## Start
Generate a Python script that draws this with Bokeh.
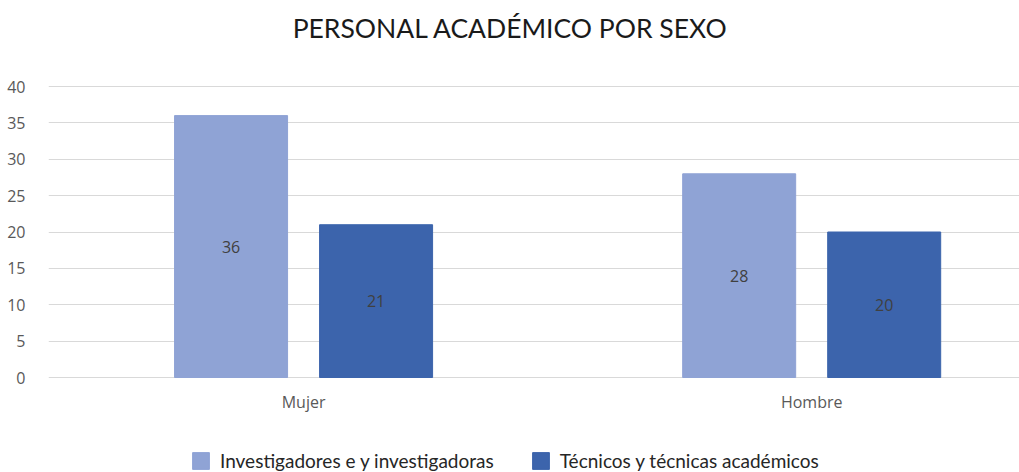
from bokeh.plotting import figure
from bokeh.models import (ColumnDataSource, Range1d, FixedTicker, Legend, LegendItem,
                          LabelSet, Label)
from bokeh.transform import dodge
from bokeh.core.properties import value
from bokeh.embed import file_html
from bokeh.resources import INLINE

# ---- data ----
categories = ["Mujer", "Hombre"]
investigadores = [36, 28]
tecnicos = [21, 20]
series_names = ["Investigadores e y investigadoras", "Técnicos y técnicas académicos"]
y_ticks = [0, 5, 10, 15, 20, 25, 30, 35, 40]
title_text = "PERSONAL ACADÉMICO POR SEXO"

LIGHT = "#8FA3D5"
DARK = "#3C64AC"
GRID = "#D9D9D9"
LABEL = "#595959"
VAL = "#404040"
TFONT = "Lato"
AFONT = "Open Sans"

# layout: plot frame covers the whole height; value axis 0..40 occupies px 86..377
W, H = 1019, 472
TOP_PX, ZERO_PX = 86, 377
ppu = (ZERO_PX - TOP_PX) / 40.0
y_lo = -(H - ZERO_PX) / ppu
y_hi = 40 + TOP_PX / ppu

xpos = [i + 0.5 for i in range(len(categories))]
src = ColumnDataSource(dict(
    x=xpos,
    zero=[0] * len(categories),
    cat=categories,
    inv=investigadores,
    tec=tecnicos,
    inv_mid=[v / 2 for v in investigadores],
    tec_mid=[v / 2 for v in tecnicos],
    inv_txt=[str(v) for v in investigadores],
    tec_txt=[str(v) for v in tecnicos],
))

p = figure(width=W, height=H, x_range=Range1d(-0.002, 1.909), y_range=Range1d(y_lo, y_hi),
           output_backend="svg", toolbar_location=None,
           min_border_left=48, min_border_right=0, min_border_top=0, min_border_bottom=0)
p.outline_line_color = None
p.background_fill_color = "white"
p.xaxis.visible = False

off = 0.1427
bw = 0.2224
r1 = p.vbar(x=dodge("x", -off, range=p.x_range), top="inv", width=bw, source=src,
            fill_color=LIGHT, line_color=LIGHT)
r2 = p.vbar(x=dodge("x", off, range=p.x_range), top="tec", width=bw, source=src,
            fill_color=DARK, line_color=DARK)

for col, txt, o in (("inv_mid", "inv_txt", -off), ("tec_mid", "tec_txt", off)):
    ls = LabelSet(x=dodge("x", o, range=p.x_range), y=col, text=txt, source=src,
                  text_align="center", text_baseline="middle",
                  text_font=value(AFONT), text_font_size="16px", text_color=VAL)
    p.add_layout(ls)

# category labels under the zero line
cats = LabelSet(x="x", y="zero", text="cat", source=src, y_offset=-24,
                text_align="center", text_baseline="middle",
                text_font=value(AFONT), text_font_size="16px", text_color=LABEL)
p.add_layout(cats)

# value axis
p.yaxis.ticker = FixedTicker(ticks=y_ticks)
p.yaxis.axis_line_color = None
p.yaxis.major_tick_line_color = None
p.yaxis.minor_tick_line_color = None
p.yaxis.major_label_text_font = AFONT
p.yaxis.major_label_text_font_size = "16px"
p.yaxis.major_label_text_color = LABEL
p.yaxis.major_label_standoff = 17

p.xgrid.grid_line_color = None
p.ygrid.grid_line_color = GRID
p.ygrid.grid_line_width = 1
p.ygrid.ticker = FixedTicker(ticks=y_ticks)

title = Label(x=510 - 48, y=H - 27, x_units="screen", y_units="screen", text=title_text,
              text_align="center", text_baseline="middle", text_font=TFONT,
              text_font_size="26.5px", text_color="#1A1A1A")
p.add_layout(title)

legend = Legend(items=[LegendItem(label=series_names[0], renderers=[r1]),
                       LegendItem(label=series_names[1], renderers=[r2])],
                orientation="horizontal", location=(142, 0),
                label_text_font=TFONT, label_text_font_size="19px", label_text_color="#262626",
                glyph_width=21, glyph_height=21, label_standoff=9, spacing=36,
                padding=0, margin=0, border_line_color=None, background_fill_alpha=0)
p.add_layout(legend, "center")

open("out.html", "w").write(file_html(p, INLINE))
## End
▶ Challenge
All of the material above is to be copied exactly, except for its images.

▶ Task output
Generate a Python script that draws this with Bokeh.
from bokeh.plotting import figure
from bokeh.models import (ColumnDataSource, Range1d, FixedTicker, Legend, LegendItem,
                          LabelSet, Label)
from bokeh.transform import dodge
from bokeh.core.properties import value
from bokeh.embed import file_html
from bokeh.resources import INLINE

# ---- data ----
categories = ["Mujer", "Hombre"]
investigadores = [36, 28]
tecnicos = [21, 20]
series_names = ["Investigadores e y investigadoras", "Técnicos y técnicas académicos"]
y_ticks = [0, 5, 10, 15, 20, 25, 30, 35, 40]
title_text = "PERSONAL ACADÉMICO POR SEXO"

LIGHT = "#8FA3D5"
DARK = "#3C64AC"
GRID = "#D9D9D9"
LABEL = "#595959"
VAL = "#404040"
TFONT = "Lato"
AFONT = "Open Sans"

# layout: plot frame covers the whole height; value axis 0..40 occupies px 86..377
W, H = 1019, 472
TOP_PX, ZERO_PX = 86, 377
ppu = (ZERO_PX - TOP_PX) / 40.0
y_lo = -(H - ZERO_PX) / ppu
y_hi = 40 + TOP_PX / ppu

xpos = [i + 0.5 for i in range(len(categories))]
src = ColumnDataSource(dict(
    x=xpos,
    zero=[0] * len(categories),
    cat=categories,
    inv=investigadores,
    tec=tecnicos,
    inv_mid=[v / 2 for v in investigadores],
    tec_mid=[v / 2 for v in tecnicos],
    inv_txt=[str(v) for v in investigadores],
    tec_txt=[str(v) for v in tecnicos],
))

p = figure(width=W, height=H, x_range=Range1d(-0.002, 1.909), y_range=Range1d(y_lo, y_hi),
           output_backend="svg", toolbar_location=None,
           min_border_left=48, min_border_right=0, min_border_top=0, min_border_bottom=0)
p.outline_line_color = None
p.background_fill_color = "white"
p.xaxis.visible = False

off = 0.1427
bw = 0.2224
r1 = p.vbar(x=dodge("x", -off, range=p.x_range), top="inv", width=bw, source=src,
            fill_color=LIGHT, line_color=LIGHT)
r2 = p.vbar(x=dodge("x", off, range=p.x_range), top="tec", width=bw, source=src,
            fill_color=DARK, line_color=DARK)

for col, txt, o in (("inv_mid", "inv_txt", -off), ("tec_mid", "tec_txt", off)):
    ls = LabelSet(x=dodge("x", o, range=p.x_range), y=col, text=txt, source=src,
                  text_align="center", text_baseline="middle",
                  text_font=value(AFONT), text_font_size="16px", text_color=VAL)
    p.add_layout(ls)

# category labels under the zero line
cats = LabelSet(x="x", y="zero", text="cat", source=src, y_offset=-24,
                text_align="center", text_baseline="middle",
                text_font=value(AFONT), text_font_size="16px", text_color=LABEL)
p.add_layout(cats)

# value axis
p.yaxis.ticker = FixedTicker(ticks=y_ticks)
p.yaxis.axis_line_color = None
p.yaxis.major_tick_line_color = None
p.yaxis.minor_tick_line_color = None
p.yaxis.major_label_text_font = AFONT
p.yaxis.major_label_text_font_size = "16px"
p.yaxis.major_label_text_color = LABEL
p.yaxis.major_label_standoff = 17

p.xgrid.grid_line_color = None
p.ygrid.grid_line_color = GRID
p.ygrid.grid_line_width = 1
p.ygrid.ticker = FixedTicker(ticks=y_ticks)

title = Label(x=510 - 48, y=H - 27, x_units="screen", y_units="screen", text=title_text,
              text_align="center", text_baseline="middle", text_font=TFONT,
              text_font_size="26.5px", text_color="#1A1A1A")
p.add_layout(title)

legend = Legend(items=[LegendItem(label=series_names[0], renderers=[r1]),
                       LegendItem(label=series_names[1], renderers=[r2])],
                orientation="horizontal", location=(142, 0),
                label_text_font=TFONT, label_text_font_size="19px", label_text_color="#262626",
                glyph_width=21, glyph_height=21, label_standoff=9, spacing=36,
                padding=0, margin=0, border_line_color=None, background_fill_alpha=0)
p.add_layout(legend, "center")

open("out.html", "w").write(file_html(p, INLINE))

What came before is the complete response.